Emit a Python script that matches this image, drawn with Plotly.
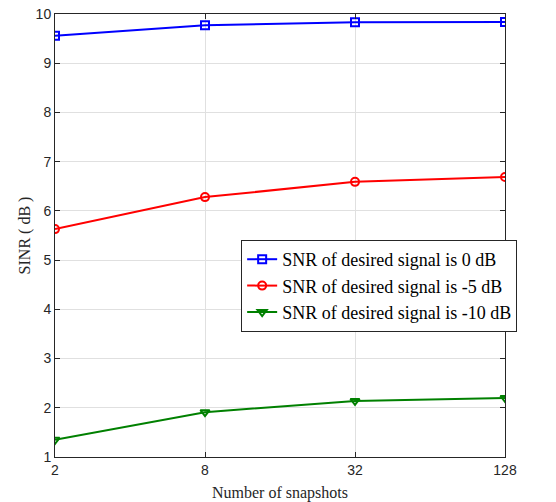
import plotly.graph_objects as go

snapshots = [2, 8, 32, 128]
tick_labels = ["2", "8", "32", "128"]
sinr_0db = [9.56, 9.77, 9.83, 9.84]
sinr_m5db = [5.63, 6.28, 6.59, 6.69]
sinr_m10db = [1.35, 1.91, 2.14, 2.20]
names = ["SNR of desired signal is 0 dB",
         "SNR of desired signal is -5 dB",
         "SNR of desired signal is -10 dB"]

fig = go.Figure()
styles = [("#0000ff", "square-open"), ("#ff0000", "circle-open"), ("#008000", "triangle-down-open")]
for ys, nm, (c, sym) in zip([sinr_0db, sinr_m5db, sinr_m10db], names, styles):
    fig.add_trace(go.Scatter(
        x=snapshots, y=ys, name=nm, mode="lines+markers",
        line=dict(color=c, width=2),
        marker=dict(symbol=sym, size=8, color=c, line=dict(width=2, color=c)),
    ))

axis_common = dict(
    showline=True, linecolor="#262626", linewidth=1, mirror="all",
    ticks="inside", ticklen=5, tickcolor="#262626",
    showgrid=True, gridcolor="#e0e0e0", gridwidth=1, zeroline=False,
    automargin=False, ticklabeloverflow="allow",
    tickfont=dict(family="Liberation Sans, Arial", size=14, color="#262626"),
)

fig.update_xaxes(
    type="log", range=[0.30103, 2.10721],
    tickvals=snapshots, ticktext=tick_labels,
    title=dict(text="Number of snapshots", font=dict(family="Liberation Serif, Times New Roman", size=16, color="#262626"), standoff=10),
    **axis_common,
)
fig.update_yaxes(
    range=[1, 10], tickvals=list(range(1, 11)),
    title=dict(text="SINR ( dB )", font=dict(family="Liberation Serif, Times New Roman", size=16, color="#262626"), standoff=1),
    **axis_common,
)

fig.update_layout(
    width=556, height=502,
    margin=dict(l=55, r=51, t=14, b=45),
    plot_bgcolor="white", paper_bgcolor="white",
    showlegend=True,
    legend=dict(
        x=1.027, y=0.386, xanchor="right", yanchor="middle",
        bgcolor="white", bordercolor="#262626", borderwidth=1,
        font=dict(family="Liberation Serif, Times New Roman", size=18, color="black"),
        tracegroupgap=0, itemwidth=30,
    ),
)

fig.write_html("out.html", config={"displayModeBar": False},
               post_script="document.body.style.margin='0';document.body.style.overflow='hidden';")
━━━━━━
Work to complete: Return each line of the data, keeping its wording exact and omitting pictures.

Written answer:
Emit a Python script that matches this image, drawn with Plotly.
import plotly.graph_objects as go

snapshots = [2, 8, 32, 128]
tick_labels = ["2", "8", "32", "128"]
sinr_0db = [9.56, 9.77, 9.83, 9.84]
sinr_m5db = [5.63, 6.28, 6.59, 6.69]
sinr_m10db = [1.35, 1.91, 2.14, 2.20]
names = ["SNR of desired signal is 0 dB",
         "SNR of desired signal is -5 dB",
         "SNR of desired signal is -10 dB"]

fig = go.Figure()
styles = [("#0000ff", "square-open"), ("#ff0000", "circle-open"), ("#008000", "triangle-down-open")]
for ys, nm, (c, sym) in zip([sinr_0db, sinr_m5db, sinr_m10db], names, styles):
    fig.add_trace(go.Scatter(
        x=snapshots, y=ys, name=nm, mode="lines+markers",
        line=dict(color=c, width=2),
        marker=dict(symbol=sym, size=8, color=c, line=dict(width=2, color=c)),
    ))

axis_common = dict(
    showline=True, linecolor="#262626", linewidth=1, mirror="all",
    ticks="inside", ticklen=5, tickcolor="#262626",
    showgrid=True, gridcolor="#e0e0e0", gridwidth=1, zeroline=False,
    automargin=False, ticklabeloverflow="allow",
    tickfont=dict(family="Liberation Sans, Arial", size=14, color="#262626"),
)

fig.update_xaxes(
    type="log", range=[0.30103, 2.10721],
    tickvals=snapshots, ticktext=tick_labels,
    title=dict(text="Number of snapshots", font=dict(family="Liberation Serif, Times New Roman", size=16, color="#262626"), standoff=10),
    **axis_common,
)
fig.update_yaxes(
    range=[1, 10], tickvals=list(range(1, 11)),
    title=dict(text="SINR ( dB )", font=dict(family="Liberation Serif, Times New Roman", size=16, color="#262626"), standoff=1),
    **axis_common,
)

fig.update_layout(
    width=556, height=502,
    margin=dict(l=55, r=51, t=14, b=45),
    plot_bgcolor="white", paper_bgcolor="white",
    showlegend=True,
    legend=dict(
        x=1.027, y=0.386, xanchor="right", yanchor="middle",
        bgcolor="white", bordercolor="#262626", borderwidth=1,
        font=dict(family="Liberation Serif, Times New Roman", size=18, color="black"),
        tracegroupgap=0, itemwidth=30,
    ),
)

fig.write_html("out.html", config={"displayModeBar": False},
               post_script="document.body.style.margin='0';document.body.style.overflow='hidden';")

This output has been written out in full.